Showing posts with label Miles. Show all posts
Showing posts with label Miles. Show all posts

Wildcard Wednesday!

Welcome to the first "Wildcard Wednesday"  Today's topic...

Just exactly how long is a mile?

“In contemporary English, a mile most commonly refers to the statute mile of 5,280 feet (1,760 yards, or 1,609.344 meters), the survey mile of 5,280 survey feet (1609.3472 m) (Wikipedia 4/13/11)
5,280 steps per mile.  How many steps in my half marathon…69,168.  Amazing.  Each one of those steps helps bring you closer to a goal.  The finish line.
But how long is a mile?  It takes me about 20 minutes to walk a mile right now.  I would love to get that closer to 15 minutes.  I know that running, sadly, it would be the same!  At least it was in high school gym class.  Granted that was a long time ago, but there has been no improvement in that area.  So 20 minutes, eh?  That’s 4 hours to walk 13.1 miles.  4 hours of my life to push myself, to go beyond anything I have ever done.
So…I am a history nut, and have recently gotten into Greek mythology.  Thanks to an obsession with Battlestar Galactica.  Yes, I am a total and complete nerd.  I was curious as to the history of what a marathon is… and why such a specific distance, 26 miles and 385 yards. 
The name Marathon comes from the legend of Pheidippides, a Greek messenger. The legend states that he was sent from the battlefield of Marathon to Athens to announce that the Persians had been defeated in the Battle of Marathon, in which he had just fought, which took place in late summer, 490 BC.  It is said that he ran the entire distance to the assembly without stopping and burst into the assembly, exclaiming “We have won.” before collapsing and dying. 
Ok, so I am pretty sure that I won’t collapse and die after my marathon (I might feel that way…).  But I won’t have just fought in a battle either.  And thanks to my coaches I know to hydrate and fuel to avoid the aforementioned death or collapsing J.   Although, it makes me think of the reason that I am doing this.  For those who can’t.  Each one of these miles will be a victory for me, and for my teammates.  Each mile means that I have pushed myself for something bigger than me.  I will be proud of each and every single mile that I log in my training and on race day.  No matter what happens.
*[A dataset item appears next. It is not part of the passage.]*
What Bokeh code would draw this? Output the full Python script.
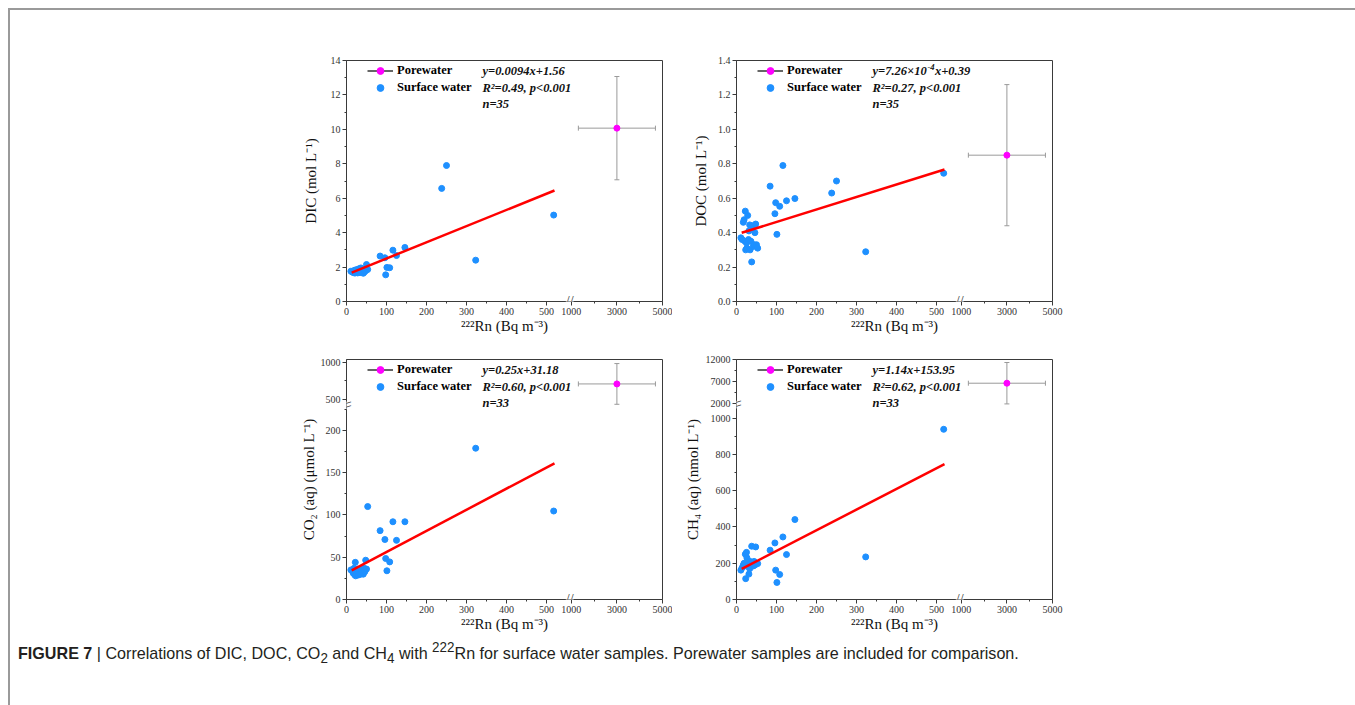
import math
from bokeh.plotting import figure
from bokeh.models import (FixedTicker, Label, Legend, LegendItem, CustomJSTransform,
                          Div, Range1d, ColumnDataSource)
from bokeh.layouts import column, row
from bokeh.transform import transform
from bokeh.embed import file_html
from bokeh.resources import INLINE

# ---------------- data ----------------
rn = [11, 14, 17, 19, 21, 22, 23, 25, 26, 28, 30, 31, 33, 34, 36, 38, 40, 42, 44, 46, 48, 50, 53,
      84, 96, 98, 101, 108, 116, 125, 146, 238, 250, 323, 518]
dic = [1.76, 1.72, 1.68, 1.80, 1.65, 1.83, 1.70, 1.74, 1.85, 1.66, 1.78, 1.90, 1.72, 1.68, 1.95,
       1.75, 1.82, 1.64, 1.70, 1.88, 1.78, 2.15, 1.86,
       2.64, 2.54, 1.55, 1.98, 1.96, 2.98, 2.67, 3.14, 6.57, 7.90, 2.40, 5.02]
doc = [0.37, 0.36, 0.46, 0.475, 0.35, 0.525, 0.30, 0.34, 0.31, 0.50, 0.36, 0.41, 0.445, 0.30, 0.35,
       0.23, 0.44, 0.32, 0.33, 0.40, 0.45, 0.33, 0.31,
       0.67, 0.51, 0.574, 0.39, 0.553, 0.79, 0.585, 0.598, 0.63, 0.70, 0.289, 0.745]
rn_gas = [11, 14, 17, 19, 21, 22, 23, 25, 26, 28, 30, 31, 33, 34, 36, 38, 40, 42, 44, 46, 48, 50, 53,
          84, 96, 98, 101, 108, 116, 125, 146, 323, 518]
co2 = [35, 34, 31, 37, 29, 44, 28, 32, 30, 36, 29, 33, 31, 35, 30, 34, 32, 30, 37, 33, 46.5, 36, 110,
       81.5, 71, 48.5, 34, 44.5, 92, 70, 92, 179, 104.7]
ch4 = [162, 175, 190, 200, 185, 250, 115, 260, 230, 205, 180, 140, 170, 210, 195, 294, 200, 185,
       210, 190, 290, 200, 198,
       272, 312, 162, 94, 138, 345, 248, 441, 235, 939]

pw_rn, pw_rn_err = [3000], [1690]
pw_dic, pw_dic_err = [10.07], [3.0]
pw_doc, pw_doc_err = [0.85], [0.41]
pw_co2, pw_co2_err = [710], [275]
pw_ch4, pw_ch4_err = [6700], [4700]

fit_rn = [13, 520]
dic_fit = [1.68, 6.45]
doc_fit = [0.399, 0.767]
co2_fit = [34.4, 161.2]
ch4_fit = [168.8, 746.8]

x_major = [0, 100, 200, 300, 400, 500, 1000, 3000, 5000]
x_minor = [50, 150, 250, 350, 450, 2000, 4000]
dic_major = [0, 2, 4, 6, 8, 10, 12, 14]
dic_minor = [1, 3, 5, 7, 9, 11, 13]
doc_major = [0.0, 0.2, 0.4, 0.6, 0.8, 1.0, 1.2, 1.4]
doc_minor = [0.1, 0.3, 0.5, 0.7, 0.9, 1.1, 1.3]
co2_major = [0, 50, 100, 150, 200, 500, 1000]
co2_minor = [25, 75, 125, 175, 225, 750]
ch4_major = [0, 200, 400, 600, 800, 1000, 2000, 7000, 12000]
ch4_minor = [100, 300, 500, 700, 900, 4500, 9500]

# equation lines; a tuple is (text, superscript, text)
eq_dic = ["y=0.0094x+1.56", "R²=0.49, p<0.001", "n=35"]
eq_doc = [("y=7.26×10", "-4", "x+0.39"), "R²=0.27, p<0.001", "n=35"]
eq_co2 = ["y=0.25x+31.18", "R²=0.60, p<0.001", "n=33"]
eq_ch4 = ["y=1.14x+153.95", "R²=0.62, p<0.001", "n=33"]

# ---------------- style ----------------
BLUE = "#1E90FF"
MAGENTA = "#FF00FF"
SERIF = "Liberation Serif"
AX = "#3a3a3a"

# broken-axis scale parameters: values below cut are linear, above: p + (v - a) * k
XB = (800, 1000, 562, 0.057)
YB_CO2 = (300, 500, 236.7, 0.0876)
YB_CH4 = (1500, 2000, 1079, 0.0243)


def js_tf(par):
    cut, a, p, k = par
    return CustomJSTransform(
        args=dict(cut=cut, a=a, p=p, k=k),
        func="return x < cut ? x : p + (x - a) * k;",
        v_func="return xs.map((v) => v < cut ? v : p + (v - a) * k);")


def py_map(par, v):
    if par is None:
        return v
    cut, a, p, k = par
    return v if v < cut else round(p + (v - a) * k, 3)


def fld(name, tf):
    return transform(name, tf) if tf is not None else name


def fmt(v):
    if isinstance(v, float):
        return f"{v:.1f}"
    return str(v)


def eq_label(x, y, t, size="12.5px"):
    return Label(x=x, y=y, x_units="screen", y_units="screen",
                 text=t, text_font=SERIF, text_font_style="bold italic",
                 text_font_size=size, text_color="#111111",
                 text_baseline="middle", text_align="left")


def build(xs, ys, pwy, pwye, fity, ymax_mapped, ymaj, ymin, ypar, ylabel, eq,
          L, R, T, B, fh, ylab_stand, ybreak):
    fw = 316
    p = figure(width=L + fw + R, height=T + fh + B, title=None,
               x_range=Range1d(0, 790), y_range=Range1d(0, ymax_mapped),
               output_backend="svg", toolbar_location=None,
               min_border_left=L, min_border_right=R, min_border_top=T, min_border_bottom=B)
    p.xgrid.visible = False
    p.ygrid.visible = False
    p.outline_line_color = AX
    p.outline_line_width = 1
    p.background_fill_color = "white"
    p.border_fill_color = "white"

    tfx = js_tf(XB)
    tfy = js_tf(ypar) if ypar is not None else None

    # axes ticks
    xt = [py_map(XB, v) for v in x_major]
    xm = [py_map(XB, v) for v in x_minor]
    p.xaxis.ticker = FixedTicker(ticks=xt, minor_ticks=xm)
    p.xaxis.major_label_overrides = {t: str(v) for t, v in zip(xt, x_major)}
    yt = [py_map(ypar, v) for v in ymaj]
    ym = [py_map(ypar, v) for v in ymin]
    p.yaxis.ticker = FixedTicker(ticks=yt, minor_ticks=ym)
    p.yaxis.major_label_overrides = {t: fmt(v) for t, v in zip(yt, ymaj)}

    for ax in (p.xaxis[0], p.yaxis[0]):
        ax.axis_line_color = AX
        ax.major_tick_line_color = AX
        ax.minor_tick_line_color = AX
        ax.major_tick_in = 0
        ax.major_tick_out = 4
        ax.minor_tick_in = 0
        ax.minor_tick_out = 2
        ax.major_label_text_font = SERIF
        ax.major_label_text_font_size = "10px"
        ax.major_label_text_color = "#333333"
        ax.major_label_standoff = 2
        ax.axis_label_text_font = SERIF
        ax.axis_label_text_font_size = "15px"
        ax.axis_label_text_font_style = "normal"
        ax.axis_label_text_color = "#111111"
    p.xaxis.axis_label = "²²²Rn (Bq m⁻³)"
    p.xaxis.axis_label_standoff = 0
    p.yaxis.axis_label = ylabel
    p.yaxis.axis_label_standoff = ylab_stand

    # sources
    sw = ColumnDataSource(dict(x=xs, y=ys))
    pw = ColumnDataSource(dict(
        x=pw_rn, y=pwy,
        xlo=[a - b for a, b in zip(pw_rn, pw_rn_err)],
        xhi=[a + b for a, b in zip(pw_rn, pw_rn_err)],
        ylo=[a - b for a, b in zip(pwy, pwye)],
        yhi=[a + b for a, b in zip(pwy, pwye)]))
    fit = ColumnDataSource(dict(x=fit_rn, y=fity))

    # error bars
    p.segment(x0=fld("xlo", tfx), y0=fld("y", tfy), x1=fld("xhi", tfx), y1=fld("y", tfy),
              source=pw, line_color="#9a9a9a", line_width=1)
    p.segment(x0=fld("x", tfx), y0=fld("ylo", tfy), x1=fld("x", tfx), y1=fld("yhi", tfy),
              source=pw, line_color="#9a9a9a", line_width=1)
    for cx, cy, ang in (("xlo", "y", math.pi / 2), ("xhi", "y", math.pi / 2),
                        ("x", "ylo", 0), ("x", "yhi", 0)):
        p.scatter(x=fld(cx, tfx), y=fld(cy, tfy), source=pw, marker="dash", size=5,
                  angle=ang, line_color="#9a9a9a", line_width=1)

    r_sw = p.scatter(x=fld("x", tfx), y=fld("y", tfy), source=sw, size=6,
                     fill_color=BLUE, line_color=BLUE)
    p.line(x=fld("x", tfx), y=fld("y", tfy), source=fit, line_color="#FF0000", line_width=2.5)
    r_pwline = p.line(x=fld("x", tfx), y=fld("y", tfy), source=pw, line_color="#333333",
                      line_width=1.5)
    r_pw = p.scatter(x=fld("x", tfx), y=fld("y", tfy), source=pw, size=6,
                     fill_color=MAGENTA, line_color=MAGENTA)

    legend = Legend(items=[LegendItem(label="Porewater", renderers=[r_pwline, r_pw]),
                           LegendItem(label="Surface water", renderers=[r_sw])],
                    location=(21, fh - 36), padding=0, margin=0, spacing=0,
                    glyph_width=26, glyph_height=17, label_height=17, label_standoff=4,
                    border_line_color=None, background_fill_alpha=0,
                    label_text_font=SERIF, label_text_font_style="bold",
                    label_text_font_size="12.5px", label_text_color="black")
    p.add_layout(legend)

    for i, t in enumerate(eq):
        y = fh - [10.5, 27, 43][i]
        if isinstance(t, tuple):
            p.add_layout(eq_label(136, y, t[0]))
            p.add_layout(eq_label(191, y + 4, t[1], "8.5px"))
            p.add_layout(eq_label(198.5, y, t[2]))
        else:
            p.add_layout(eq_label(136, y, t))

    # axis break marks
    p.add_layout(Label(x=558, y=0, text="//", text_font=SERIF, text_font_size="14px",
                       text_align="center", text_baseline="middle", text_color=AX,
                       background_fill_color="white"))
    if ybreak is not None:
        p.add_layout(Label(x=0, y=ybreak, text="\\\\", text_font=SERIF, text_font_size="14px",
                           angle=math.pi / 2, text_align="center", text_baseline="middle",
                           text_color=AX, background_fill_color="white"))
    return p


p1 = build(rn, dic, pw_dic, pw_dic_err, dic_fit, 14, dic_major, dic_minor, None,
           "DIC (mol L⁻¹)", eq_dic, 336, 10, 50, 50, 241, 9, None)
p2 = build(rn, doc, pw_doc, pw_doc_err, doc_fit, 1.4, doc_major, doc_minor, None,
           "DOC (mol L⁻¹)", eq_doc, 64, 301, 50, 50, 241, 6, None)
p3 = build(rn_gas, co2, pw_co2, pw_co2_err, co2_fit, 284, co2_major, co2_minor, YB_CO2,
           "CO₂ (aq) (μmol L⁻¹)", eq_co2, 336, 10, 8, 45, 240, 1, 229.6)
p4 = build(rn_gas, ch4, pw_ch4, pw_ch4_err, ch4_fit, 1324, ch4_major, ch4_minor, YB_CH4,
           "CH₄ (aq) (nmol L⁻¹)", eq_ch4, 64, 301, 8, 45, 240, 2, 1075.6)

caption = Div(
    text=('<div style="position:relative; left:3px; top:-12px; '
          "font-family:'Liberation Sans',Arial,sans-serif; "
          'font-size:17px; line-height:20px; color:#231f20; white-space:nowrap; '
          'transform:scaleX(0.948); transform-origin:left center;">'
          '<b>FIGURE 7</b> | Correlations of DIC, DOC, CO<sub>2</sub> and CH<sub>4</sub> '
          'with <sup>222</sup>Rn for surface water samples. Porewater samples are included '
          'for comparison.</div>'),
    width=1343, height=58)

layout = column(row(p1, p2), row(p3, p4), caption, margin=(8, 0, 0, 8),
                styles={"border-left": "2px solid #9a9a9a",
                        "border-top": "2px solid #9a9a9a",
                        "border-right": "2px solid #9a9a9a"})

open("out.html", "w").write(file_html(layout, INLINE))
Have a suggestion for a "Wildcard Wednesday" topic? Leave a comment and I will add it to the hat!

Motivation Monday

With 2 months & counting to the Minneapolis Marathon with TNT- I am making the next 7 Mondays "Motivation Monday". My Mom told me about this song, "I won't let go" by Rascal Flatts. I first heard it on the radio and half way through; but I could not stop the tears from falling. I dedicate this to all of the people fighting cancer today. You are not alone- and I won't let go!!

"I won't let go" by Rascal Flatts- video on youtube

Mondays are the hardest days for me to get out of bed in the morning; I fight the urge to turn off the alarm and roll over. But as this event gets closer I need to harness all of the energy that I have in my body and get my butt to the gym. This past Saturday I walked 8 miles for…for well… the first time ever I think. Perhaps I may have done an 8 mile walk once when I was younger- but this was different.
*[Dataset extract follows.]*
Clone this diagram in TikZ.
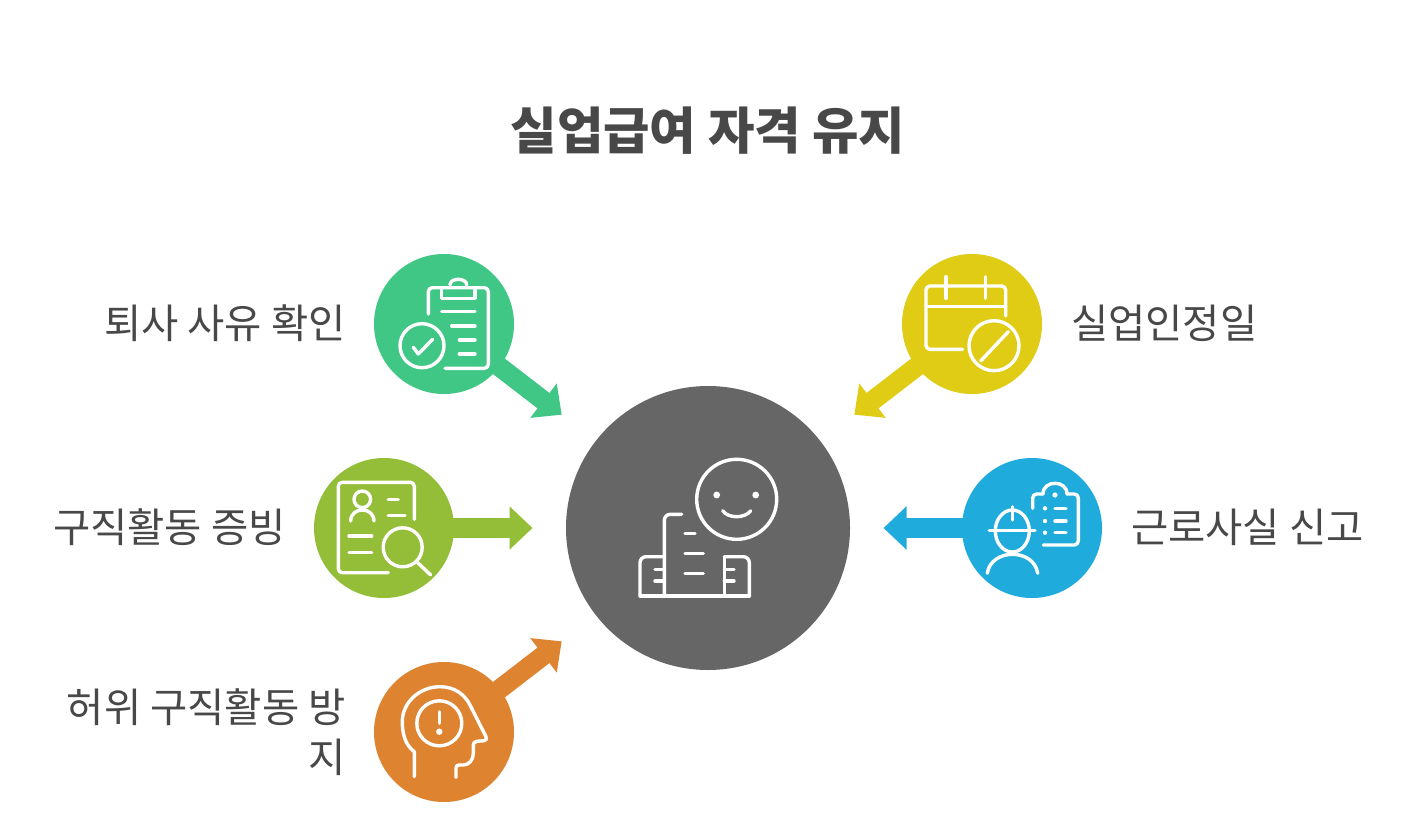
\documentclass[tikz,border=0pt]{standalone}
\usepackage{fontspec}
\setmainfont{Noto Sans CJK KR}
\usetikzlibrary{arrows.meta,backgrounds}
\definecolor{cgreen}{HTML}{40C785}
\definecolor{cyellow}{HTML}{E0CC14}
\definecolor{clime}{HTML}{94BD38}
\definecolor{cblue}{HTML}{1FABDB}
\definecolor{corange}{HTML}{DE8430}
\definecolor{cgray}{HTML}{666666}
\definecolor{ctext}{HTML}{484848}
\tikzset{
  bubble/.style={circle,inner sep=0pt,minimum size=140pt},
  hub/.style={circle,inner sep=0pt,minimum size=284pt,fill=cgray},
  link/.style={line width=19.5pt,-{Triangle[length=23pt,width=42pt]}},
  icon/.style={draw=white,line width=3.4pt,line cap=round,line join=round,fill=none},
  corner/.style={rounded corners=4pt},
  label/.style={text=ctext,font=\fontsize{40.5}{50}\selectfont,inner sep=0pt},
  heading/.style={text=ctext,font=\fontsize{50.5}{60}\selectfont\bfseries,inner sep=0pt}
}
\begin{document}
\begin{tikzpicture}[x=1pt,y=-1pt]
\begin{scope}[on background layer]
\path[use as bounding box,fill=white] (0,0) rectangle (1416,827);
\end{scope}
\node[heading] (title) at (708,131) {실업급여 자격 유지};
\node[hub] (hub) at (708,528) {};
\node[bubble,fill=cgreen] (quit) at (444,324) {};
\node[bubble,fill=cyellow] (cal) at (972,324) {};
\node[bubble,fill=clime] (job) at (384,528) {};
\node[bubble,fill=cblue] (work) at (1032,528) {};
\node[bubble,fill=corange] (fake) at (444,732) {};
\coordinate (t1) at (561.7,414.7);
\coordinate (t2) at (854.3,414.7);
\coordinate (t3) at (532.5,528);
\coordinate (t4) at (883.5,528);
\coordinate (t5) at (561.7,641.3);
\begin{scope}[on background layer]
\draw[link,cgreen] (quit.center) -- (t1);
\draw[link,cyellow] (cal.center) -- (t2);
\draw[link,clime] (job.center) -- (t3);
\draw[link,cblue] (work.center) -- (t4);
\draw[link,corange] (fake.center) -- (t5);
\end{scope}
\node[label,anchor=east] (lquit) at (346,323) {퇴사 사유 확인};
\node[label,anchor=west] (lcal) at (1071,323) {실업인정일};
\node[label,anchor=east] (ljob) at (286,527) {구직활동 증빙};
\node[label,anchor=west] (lwork) at (1131,527) {근로사실 신고};
\node[label,anchor=east,align=right] (lfake) at (346,732) {허위 구직활동 방\\지};
% clipboard with check
\draw[icon,corner] (428.3,314) -- (428.3,287.7) -- (488.3,287.7) -- (488.3,368.3) -- (445,368.3);
\draw[icon] (441.7,287.7) rectangle (475,298.3);
\draw[icon] (450,285) .. controls (450,277.4) and (466.7,277.4) .. (466.7,285);
\draw[icon] (441.7,311.7) -- (475,311.7) (451.7,326) -- (475,326) (459.3,340) -- (475,340) (459.3,354) -- (475,354);
\draw[icon] (422,345.7) circle[radius=22];
\draw[icon] (413.3,347.3) -- (418.3,354) -- (432.7,339.3);
% calendar
\draw[icon,corner] (1005.7,316) -- (1005.7,286) -- (926,286) -- (926,349.3) -- (962.7,349.3);
\draw[icon] (926,306.7) -- (1005.7,306.7) (946,276.7) -- (946,298.3) (985.7,276.7) -- (985.7,298.3);
\draw[icon] (994,345.7) circle[radius=25];
\draw[icon] (980.7,361) -- (1008.3,331.7);
% document with magnifier
\draw[icon,corner] (414.3,519.3) -- (414.3,482.3) -- (338.3,482.3) -- (338.3,572.7) -- (388.3,572.7);
\draw[icon] (362.3,499.3) circle[radius=8.3];
\draw[icon] (350.7,521) .. controls (350.7,506.3) and (374,506.3) .. (374,521);
\draw[icon] (388.3,499.3) -- (398.3,499.3) (388.3,515.7) -- (405,515.7) (349,536) -- (371.7,536) (349,552.3) -- (371.7,552.3);
\draw[icon] (402.7,547.3) circle[radius=19.5];
\draw[icon] (417.3,562.3) -- (430.7,575);
% worker with list
\draw[icon,corner] (1032.7,508.3) -- (1032.7,494) -- (1043,494);
\draw[icon] (1043,494) .. controls (1043,479.7) and (1067,479.7) .. (1067,494);
\draw[icon,corner] (1067,494) -- (1078.3,494) -- (1078.3,545) -- (1043.3,545);
\fill[white] (1055,495) circle[radius=2.6] (1045,508.3) circle[radius=2.2] (1045,521) circle[radius=2.2] (1045,532.7) circle[radius=2.2];
\draw[icon] (1055,508.3) -- (1066,508.3) (1055,521) -- (1066,521) (1055,532.7) -- (1066,532.7);
\draw[icon] (1012.3,531) ellipse[x radius=17,y radius=21];
\draw[icon] (989.3,530.7) -- (1035,530.7) (1012.3,506.7) -- (1012.3,520);
\draw[icon] (987.3,573.3) .. controls (991,548) and (1034,548) .. (1037.7,573.3);
% head with exclamation
\draw[icon] (414.3,776.7) -- (414.3,751.7) .. controls (405,745) and (402.3,733) .. (402.3,721.7) .. controls (402.3,702) and (420,686.7) .. (440,686.7) .. controls (455,686.7) and (465,695) .. (470,705) -- (486,736.7) .. controls (487,739) and (486,740.7) .. (484,740.7) -- (477,741.3) .. controls (474.5,741.5) and (473.3,743) .. (473.3,745) -- (473.3,753.3) .. controls (473.3,760) and (469,765) .. (463.3,765) -- (459,765) .. controls (457,765) and (456,766) .. (456,768) -- (456,777.3);
\draw[icon] (439.3,723.3) circle[radius=22.5];
\draw[icon] (439.3,711.7) -- (439.3,723.3);
\fill[white] (439.3,731.7) circle[radius=3.2];
% smile and buildings
\draw[icon] (736.7,499.3) circle[radius=40];
\fill[white] (716.7,495) circle[radius=3.4] (755.7,495) circle[radius=3.4];
\draw[icon] (722.7,510.7) .. controls (728,518.7) and (745,518.7) .. (750.7,510.7);
\draw[icon,rounded corners=6pt] (681.7,514.3) -- (664.3,514.3) -- (664.3,596);
\draw[icon,rounded corners=6pt] (664.3,556.7) -- (640,556.7) -- (640,596);
\draw[icon] (640,596) -- (749.3,596);
\draw[icon,rounded corners=6pt] (749.3,596) -- (749.3,556.7) -- (724.3,556.7);
\draw[icon] (724.3,556.7) -- (724.3,596);
\draw[icon] (685,533.3) -- (695,533.3) (685,553.3) -- (703.3,553.3) (685,573.3) -- (703.3,573.3);
\draw[icon] (655,569.3) -- (664.3,569.3) (655,581) -- (664.3,581) (724.3,569.3) -- (734,569.3) (724.3,581) -- (734,581);
\end{tikzpicture}
\end{document}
I can always tell when I get to the 2 mile mark. My body wants to rebel- my legs ache and that little voice in my head says “you don’t really want to do this anymore…” But I tell that voice to shut it- and I keep going. But around the 5 mile mark, I start to feel good. Like I could keep going forever. But I learned this weekend that at 7 miles I have to make my legs work, will them to keep going. I have to tell myself that I have no other choice but to continue.

That little mind game makes me think of all of the people in my life that have, or had cancer- they had no choice but to continue. Because giving up means that fight only ends one way. They got up every day and went to their treatment- they fought everyday to survive. How many of us can say we fought for our lives? So far this morning I have gotten 2 emails from vendors that I work with, one lost her husband last July to pancreatic cancer, and another lost her mother in ’97 to biliary cancer.

The longer I am involved with TNT the more connections that I find to this disease. And that saddens me deeply. I wish it were the other way around. But that is why I am doing this- to make it the other way. To lessen the instances that keep coming up, to fight this disease one mile, one dollar at a time.